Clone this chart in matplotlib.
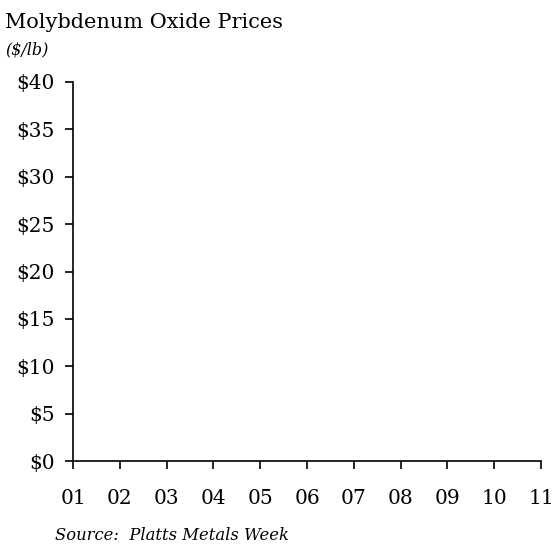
import matplotlib
matplotlib.use("Agg")
import matplotlib.pyplot as plt

years = ["01", "02", "03", "04", "05", "06", "07", "08", "09", "10", "11"]
price_ticks = [0, 5, 10, 15, 20, 25, 30, 35, 40]
prices = []  # no series plotted in the reference

fig = plt.figure(figsize=(5.52, 5.50), dpi=100)
ax = fig.add_axes([73 / 552, 1 - 461 / 550, (541 - 73) / 552, (461 - 82) / 550])

x = list(range(len(years)))
if prices:
    ax.plot(x[:len(prices)], prices, color="black")

ax.set_xlim(0, len(years) - 1)
ax.set_ylim(0, 40)
ax.set_xticks(x)
ax.set_xticklabels(years)
ax.set_yticks(price_ticks)
ax.set_yticklabels(["$%d" % v for v in price_ticks])

for s in ["top", "right"]:
    ax.spines[s].set_visible(False)
for s in ["left", "bottom"]:
    ax.spines[s].set_linewidth(1.2)
ax.tick_params(axis="both", direction="out", length=6, width=1.2, labelsize=14.5)
ax.tick_params(axis="x", pad=14)
ax.tick_params(axis="y", pad=7)
for lbl in ax.get_xticklabels() + ax.get_yticklabels():
    lbl.set_family("DejaVu Serif")

fig.text(5 / 552, 1 - 22 / 550, "Molybdenum Oxide Prices", family="DejaVu Serif",
         fontsize=15, va="center", ha="left")
fig.text(5 / 552, 1 - 50 / 550, "($/lb)", family="DejaVu Serif", style="italic",
         fontsize=11.5, va="center", ha="left")
fig.text(55 / 552, 1 - 536 / 550, "Source:  Platts Metals Week", family="DejaVu Serif",
         style="italic", fontsize=11.8, va="center", ha="left")

fig.savefig("out.png", dpi=100, facecolor="white")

————

● **What is required**:
Output an exact copy of the material, with the pictures removed.

● **Output of the exercise**:
Clone this chart in matplotlib.
import matplotlib
matplotlib.use("Agg")
import matplotlib.pyplot as plt

years = ["01", "02", "03", "04", "05", "06", "07", "08", "09", "10", "11"]
price_ticks = [0, 5, 10, 15, 20, 25, 30, 35, 40]
prices = []  # no series plotted in the reference

fig = plt.figure(figsize=(5.52, 5.50), dpi=100)
ax = fig.add_axes([73 / 552, 1 - 461 / 550, (541 - 73) / 552, (461 - 82) / 550])

x = list(range(len(years)))
if prices:
    ax.plot(x[:len(prices)], prices, color="black")

ax.set_xlim(0, len(years) - 1)
ax.set_ylim(0, 40)
ax.set_xticks(x)
ax.set_xticklabels(years)
ax.set_yticks(price_ticks)
ax.set_yticklabels(["$%d" % v for v in price_ticks])

for s in ["top", "right"]:
    ax.spines[s].set_visible(False)
for s in ["left", "bottom"]:
    ax.spines[s].set_linewidth(1.2)
ax.tick_params(axis="both", direction="out", length=6, width=1.2, labelsize=14.5)
ax.tick_params(axis="x", pad=14)
ax.tick_params(axis="y", pad=7)
for lbl in ax.get_xticklabels() + ax.get_yticklabels():
    lbl.set_family("DejaVu Serif")

fig.text(5 / 552, 1 - 22 / 550, "Molybdenum Oxide Prices", family="DejaVu Serif",
         fontsize=15, va="center", ha="left")
fig.text(5 / 552, 1 - 50 / 550, "($/lb)", family="DejaVu Serif", style="italic",
         fontsize=11.5, va="center", ha="left")
fig.text(55 / 552, 1 - 536 / 550, "Source:  Platts Metals Week", family="DejaVu Serif",
         style="italic", fontsize=11.8, va="center", ha="left")

fig.savefig("out.png", dpi=100, facecolor="white")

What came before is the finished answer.